Collected material ->
>>>>
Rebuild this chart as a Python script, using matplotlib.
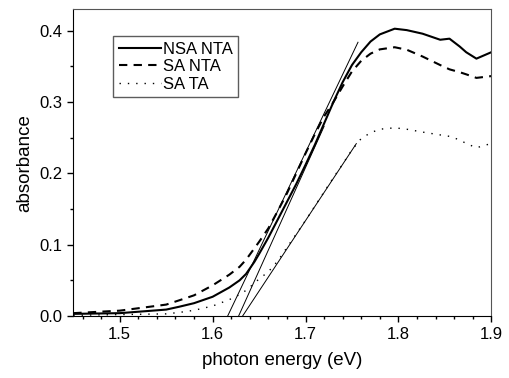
import numpy as np
import matplotlib
matplotlib.use('Agg')
import matplotlib.pyplot as plt
from matplotlib.ticker import MultipleLocator

plt.rcParams['font.family'] = ['Liberation Sans', 'DejaVu Sans']

# Absorbance spectra
energy = [1.45, 1.50, 1.55, 1.564, 1.58, 1.60, 1.618, 1.629, 1.636, 1.645,
          1.65, 1.66, 1.67, 1.68, 1.69, 1.70, 1.71, 1.72, 1.73, 1.74, 1.75,
          1.76, 1.77, 1.78, 1.796, 1.809, 1.826, 1.845, 1.855, 1.866, 1.873,
          1.884, 1.9]
nsa_nta = [0.003, 0.004, 0.009, 0.013, 0.018, 0.027, 0.040, 0.050, 0.059,
           0.076, 0.087, 0.110, 0.135, 0.160, 0.185, 0.212, 0.240, 0.270,
           0.300, 0.328, 0.352, 0.370, 0.385, 0.395, 0.403, 0.401, 0.396,
           0.3875, 0.389, 0.378, 0.370, 0.361, 0.370]
sa_nta = [0.004, 0.0075, 0.016, 0.022, 0.029, 0.043, 0.058, 0.069, 0.079,
          0.095, 0.104, 0.123, 0.147, 0.172, 0.200, 0.228, 0.255, 0.280,
          0.300, 0.322, 0.343, 0.358, 0.368, 0.374, 0.377, 0.3735, 0.364,
          0.352, 0.346, 0.342, 0.339, 0.334, 0.3365]
sa_ta = [0.001, 0.002, 0.003, 0.005, 0.008, 0.014, 0.023, 0.030, 0.036,
         0.046, 0.052, 0.062, 0.077, 0.096, 0.115, 0.134, 0.154, 0.174,
         0.194, 0.213, 0.233, 0.249, 0.257, 0.262, 0.264, 0.262, 0.258,
         0.254, 0.252, 0.247, 0.242, 0.236, 0.242]

# Linear fits (band-edge extrapolations): start/end energy and absorbance
fit_x = [[1.6162, 1.7565], [1.628, 1.72], [1.6323, 1.7547]]
fit_y = [[0.0, 0.384], [0.0, 0.266], [0.0, 0.2418]]


def main():
    fig = plt.figure(figsize=(5.10, 3.78), dpi=100)
    ax = fig.add_axes([0.1437, 0.164, 0.8196, 0.811])

    ax.plot(energy, nsa_nta, color='black', lw=1.5, label='NSA NTA')
    ax.plot(energy, sa_nta, color='black', lw=1.5, dashes=(4, 3),
            label='SA NTA')
    ax.plot(energy, sa_ta, color='black', lw=1.0, linestyle=(0, (1, 5)),
            label='SA TA')

    for fx, fy in zip(fit_x, fit_y):
        ax.plot(fx, fy, color='black', lw=0.7)

    ax.set_xlim(1.45, 1.9)
    ax.set_ylim(0, 0.43)
    ax.xaxis.set_major_locator(MultipleLocator(0.1))
    ax.xaxis.set_minor_locator(MultipleLocator(0.02))
    ax.yaxis.set_major_locator(MultipleLocator(0.1))
    ax.yaxis.set_minor_locator(MultipleLocator(0.05))
    ax.tick_params(which='major', direction='out', length=4.5, width=1,
                   labelsize=12)
    ax.tick_params(which='minor', direction='out', length=2.5, width=1)
    ax.yaxis.set_major_formatter(plt.FormatStrFormatter('%.1f'))
    for side in ['top', 'right']:
        ax.spines[side].set_color('#555555')

    ax.set_xlabel('photon energy (eV)', fontsize=13.5, labelpad=7)
    ax.set_ylabel('absorbance', fontsize=13.5, labelpad=4)

    leg = ax.legend(loc='upper left', bbox_to_anchor=(0.096, 0.914),
                    fontsize=12, frameon=True, fancybox=False,
                    edgecolor='#333333', borderpad=0.35, labelspacing=0.15,
                    handlelength=2.5, handletextpad=0.1, borderaxespad=0)
    leg.get_frame().set_linewidth(1.0)

    fig.savefig('out.png', dpi=100)


if __name__ == '__main__':
    main()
<<<<
Retype the whole listing exactly and leave the pictures out.

Solution for this exercise ->
Rebuild this chart as a Python script, using matplotlib.
import numpy as np
import matplotlib
matplotlib.use('Agg')
import matplotlib.pyplot as plt
from matplotlib.ticker import MultipleLocator

plt.rcParams['font.family'] = ['Liberation Sans', 'DejaVu Sans']

# Absorbance spectra
energy = [1.45, 1.50, 1.55, 1.564, 1.58, 1.60, 1.618, 1.629, 1.636, 1.645,
          1.65, 1.66, 1.67, 1.68, 1.69, 1.70, 1.71, 1.72, 1.73, 1.74, 1.75,
          1.76, 1.77, 1.78, 1.796, 1.809, 1.826, 1.845, 1.855, 1.866, 1.873,
          1.884, 1.9]
nsa_nta = [0.003, 0.004, 0.009, 0.013, 0.018, 0.027, 0.040, 0.050, 0.059,
           0.076, 0.087, 0.110, 0.135, 0.160, 0.185, 0.212, 0.240, 0.270,
           0.300, 0.328, 0.352, 0.370, 0.385, 0.395, 0.403, 0.401, 0.396,
           0.3875, 0.389, 0.378, 0.370, 0.361, 0.370]
sa_nta = [0.004, 0.0075, 0.016, 0.022, 0.029, 0.043, 0.058, 0.069, 0.079,
          0.095, 0.104, 0.123, 0.147, 0.172, 0.200, 0.228, 0.255, 0.280,
          0.300, 0.322, 0.343, 0.358, 0.368, 0.374, 0.377, 0.3735, 0.364,
          0.352, 0.346, 0.342, 0.339, 0.334, 0.3365]
sa_ta = [0.001, 0.002, 0.003, 0.005, 0.008, 0.014, 0.023, 0.030, 0.036,
         0.046, 0.052, 0.062, 0.077, 0.096, 0.115, 0.134, 0.154, 0.174,
         0.194, 0.213, 0.233, 0.249, 0.257, 0.262, 0.264, 0.262, 0.258,
         0.254, 0.252, 0.247, 0.242, 0.236, 0.242]

# Linear fits (band-edge extrapolations): start/end energy and absorbance
fit_x = [[1.6162, 1.7565], [1.628, 1.72], [1.6323, 1.7547]]
fit_y = [[0.0, 0.384], [0.0, 0.266], [0.0, 0.2418]]


def main():
    fig = plt.figure(figsize=(5.10, 3.78), dpi=100)
    ax = fig.add_axes([0.1437, 0.164, 0.8196, 0.811])

    ax.plot(energy, nsa_nta, color='black', lw=1.5, label='NSA NTA')
    ax.plot(energy, sa_nta, color='black', lw=1.5, dashes=(4, 3),
            label='SA NTA')
    ax.plot(energy, sa_ta, color='black', lw=1.0, linestyle=(0, (1, 5)),
            label='SA TA')

    for fx, fy in zip(fit_x, fit_y):
        ax.plot(fx, fy, color='black', lw=0.7)

    ax.set_xlim(1.45, 1.9)
    ax.set_ylim(0, 0.43)
    ax.xaxis.set_major_locator(MultipleLocator(0.1))
    ax.xaxis.set_minor_locator(MultipleLocator(0.02))
    ax.yaxis.set_major_locator(MultipleLocator(0.1))
    ax.yaxis.set_minor_locator(MultipleLocator(0.05))
    ax.tick_params(which='major', direction='out', length=4.5, width=1,
                   labelsize=12)
    ax.tick_params(which='minor', direction='out', length=2.5, width=1)
    ax.yaxis.set_major_formatter(plt.FormatStrFormatter('%.1f'))
    for side in ['top', 'right']:
        ax.spines[side].set_color('#555555')

    ax.set_xlabel('photon energy (eV)', fontsize=13.5, labelpad=7)
    ax.set_ylabel('absorbance', fontsize=13.5, labelpad=4)

    leg = ax.legend(loc='upper left', bbox_to_anchor=(0.096, 0.914),
                    fontsize=12, frameon=True, fancybox=False,
                    edgecolor='#333333', borderpad=0.35, labelspacing=0.15,
                    handlelength=2.5, handletextpad=0.1, borderaxespad=0)
    leg.get_frame().set_linewidth(1.0)

    fig.savefig('out.png', dpi=100)


if __name__ == '__main__':
    main()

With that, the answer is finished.